After conducting a risk assessment, companies must determine what type of anti-financial crime framework is necessary. Comprehensive anti-financial crime programs include appointing a senior compliance officer and creating governance structures, policies, and procedures, among other things. However, given the current focus of the US government on identifying beneficial ownership and enhancing CDD standards, companies should prioritize the following areas:

  • Identity verification (IDV): Companies should implement secure mechanisms to collect, verify, and store personal data to prevent fraud, money laundering, and sanctions evasion.
  • Know your customer (KYC) measures: Organizations need to establish processes for collecting, assessing, and securely storing client’s economic and financial profiles. This will help them to gain a deeper understanding of their clients’ needs and inherent risk levels.
  • Screening: It is important to conduct thorough screening checks on clients and beneficial owners, including sanctions lists, political exposure, and adverse media mentions. This will ensure compliance with US sanctions laws.
  • Ongoing monitoring: Organizations should continuously monitor client behavior for consistency with CDD/KYC information. They should also be prepared to file suspicious activity reports (SARs) with the Financial Crimes Enforcement Network (FinCEN) for suspicious behavior.

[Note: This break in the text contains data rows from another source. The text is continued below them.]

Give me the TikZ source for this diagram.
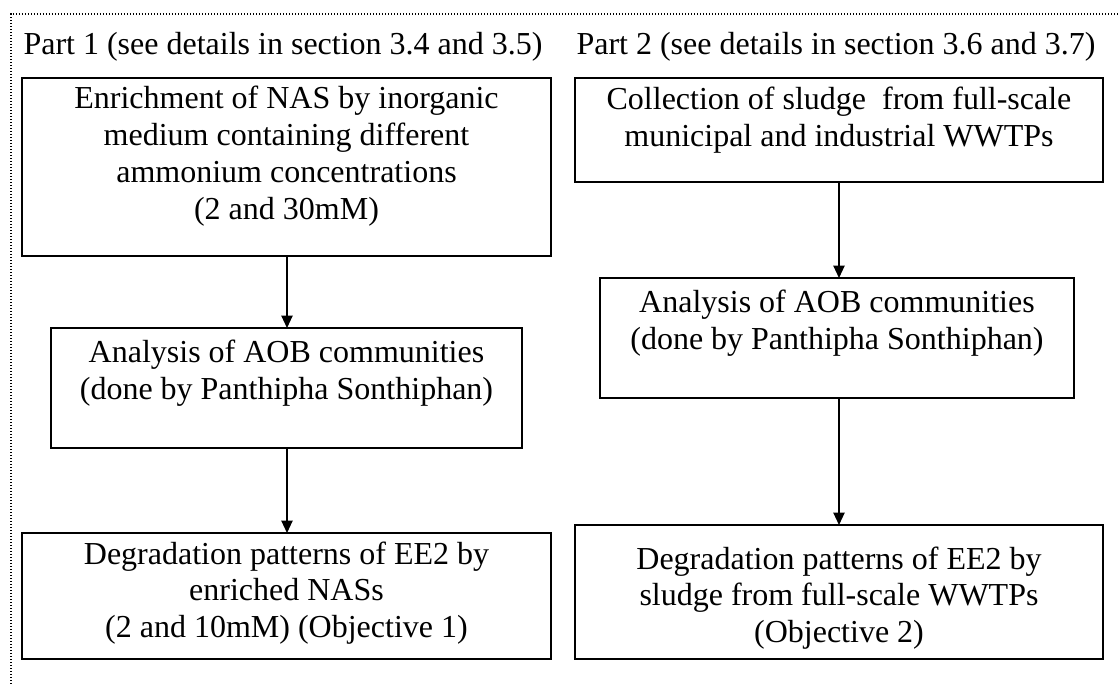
\documentclass[tikz,border=0pt]{standalone}
\usepackage{fontspec}
\setmainfont{Liberation Serif}
\usetikzlibrary{arrows.meta}
\tikzset{
  stepbox/.style={draw, line width=0.5pt, inner sep=0pt, outer sep=0pt},
  thickbox/.style={draw, line width=0.8pt, inner sep=0pt, outer sep=0pt},
  boxtext/.style={align=center, inner sep=0pt, font=\fontsize{12}{13.8}\selectfont},
  header/.style={inner sep=0pt, font=\fontsize{12}{13.8}\selectfont},
  flow/.style={line width=0.5pt, -{Triangle[length=4.6pt,width=4.2pt]}},
  frame/.style={line width=0.7pt, dash pattern=on 0.5pt off 0.625pt}
}
\begin{document}
\begin{tikzpicture}[x=0.375pt,y=-0.375pt]
\useasboundingbox (0,0) rectangle (1119,684);
\draw[frame] (11,684) -- (11,14) -- (1119,14);

\node[header, anchor=base west] (h1) at (23,55) {Part 1 (see details in section 3.4 and 3.5)};
\node[header, anchor=base west] (h2) at (576,55) {Part 2 (see details in section 3.6 and 3.7)};

% left column
\node[stepbox, minimum width=529*0.375pt, minimum height=178*0.375pt] (l1) at (286.5,167) {};
\node[thickbox, minimum width=471*0.375pt, minimum height=120*0.375pt] (l2) at (286.5,388) {};
\node[stepbox, minimum width=529*0.375pt, minimum height=126*0.375pt] (l3) at (286.5,596) {};

\node[boxtext] (l1t) at (286.5,156) {Enrichment of NAS by inorganic\\medium containing different\\ammonium concentrations\\(2 and 30mM)};
\node[boxtext] (l2t) at (286.5,373) {Analysis of AOB communities\\(done by Panthipha Sonthiphan)};
\node[boxtext] (l3t) at (286.5,593) {Degradation patterns of EE2 by\\enriched NASs\\(2 and 10mM) (Objective 1)};

% right column
\node[stepbox, minimum width=528*0.375pt, minimum height=104*0.375pt] (r1) at (839,130) {};
\node[thickbox, minimum width=474*0.375pt, minimum height=120*0.375pt] (r2) at (837,338) {};
\node[stepbox, minimum width=528*0.375pt, minimum height=134*0.375pt] (r3) at (839,592) {};

\node[boxtext] (r1t) at (839,120) {Collection of sludge\ \ from full-scale\\municipal and industrial WWTPs};
\node[boxtext] (r2t) at (837,323) {Analysis of AOB communities\\(done by Panthipha Sonthiphan)};
\node[boxtext] (r3t) at (839,598) {Degradation patterns of EE2 by\\sludge from full-scale WWTPs\\(Objective 2)};

\draw[flow] (l1.south) ++(0.5,0) coordinate (la) (la) -- (la |- l2.north);
\draw[flow] (l2.south) ++(0.5,0) coordinate (lb) (lb) -- (lb |- l3.north);
\draw[flow] (r1.south -| r2.south) ++(2,0) coordinate (ra) (ra) -- (ra |- r2.north);
\draw[flow] (r2.south) ++(2,0) coordinate (rb) (rb) -- (rb |- r3.north);
\end{tikzpicture}
\end{document}
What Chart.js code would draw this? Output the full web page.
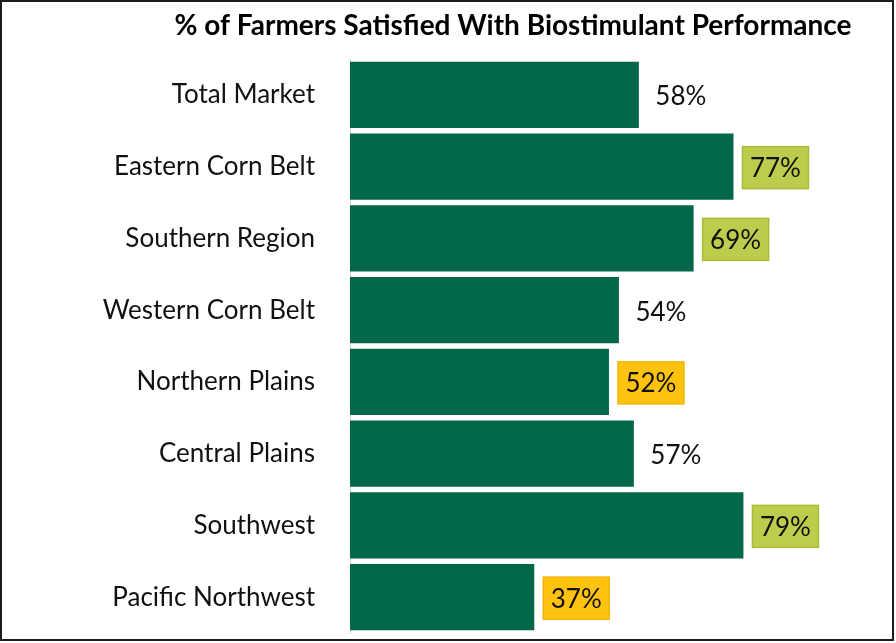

3. Apply controls to business partners

When dealing with real estate transactions, it is important to extend CDD and KYC measures to other firms involved in the transaction, especially when dealing with less-established partners. To identify any additional risk factors, it is recommended to implement know your business (KYB) practices when conducting deals involving business partners.

4. Strategically leverage technology 

Technology is pivotal in enhancing CDD processes by streamlining, automating, and improving various aspects of customer risk assessments and compliance. Technologies to consider implementing into the CDD process include:

  • Machine learning (ML): ML algorithms can analyze large datasets and customer profiles to identify patterns associated with high-risk behavior. This helps assess customer risk levels more accurately and enables a more targeted CDD approach. 
  • Cloud computing: Cloud-based CDD solutions can quickly scale to handle large volumes of customer data and transactions, ensuring organizations can accommodate growth without significant infrastructure investments.
  • Application Programming Interfaces (APIs): Firms can leverage third-party CDD services via APIs, accessing specialized tools and databases for identity verification, risk assessment, and screening.

To ensure the best results, selecting reliable technology partners who offer high-quality risk data and adaptable platforms is important.

5. Calendarize regulatory deadlines and milestones

As a real estate business in the US, it is crucial to stay informed about the latest regulatory changes and key dates. Make sure to keep track of the filing deadlines for beneficial ownership information (BOI), which run from January 1, 2024, to January 1, 2025. Additionally, it is important to monitor updates from FinCEN regarding final rules on access, changes to CDD, and real estate reporting and recordkeeping. 

Firms can proactively manage compliance and financial crime risks by following these detailed best practices while meeting evolving regulatory demands.